Three New Zealanders Have Spent 2+ Months in Detention in the UAE, Still Uncharged After Drug Bust
Patrick Kennedy can move there if he wants
Patrick Kennedy, the former congressman who stopped using drugs in 2009 and launched Project SAM, a well-funded marijuana prohibitionist group, likes to say that "incarceration is a powerful motivator." As a Kennedy, he must know this primarily from theory, not practice. Nevertheless, even as a theory it's a weak one. Forty years of drug war has been a failure by almost any measure, even as America's prison population ranks as highest in the world. Incarceration doesn't seem to be motivating anyone outside of the drug warriors in law enforcement, and elsewhere in government and out of it, who profit with their very livelihoods from the criminalization of drugs. Could drug laws be harsher?
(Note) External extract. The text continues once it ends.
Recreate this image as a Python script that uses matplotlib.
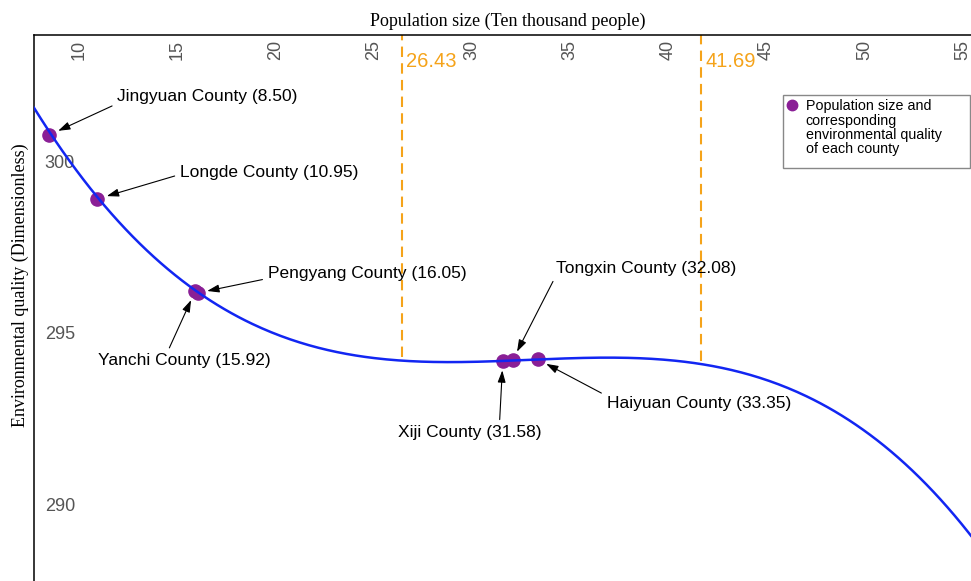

Consider the United Arab Emirates (UAE), where the New Zealand Herald reports three citizens of New Zealand have been detained since December after some kind of drug bust, and none have yet been charged. One appeared for a ten-minute hearing, which ended with an adjournment for three weeks. The New Zealand Herald notes that the UAE has harsh drug laws; one Briton in 2012 was sentenced to death by firing squad for selling less than an ounce of marijuana. The threat of death penalty hasn't stamped out the UAE's people engaging in non-violent activity problem "drug problem." Twelve people have been sentenced to death in the country since 2007, though the Herald stresses that an appeals process involving up to 19 judges means none of them have been executed, yet. And a UAE prosecutor claims up to 30 men in the country of 9 million died of alleged overdoses last year.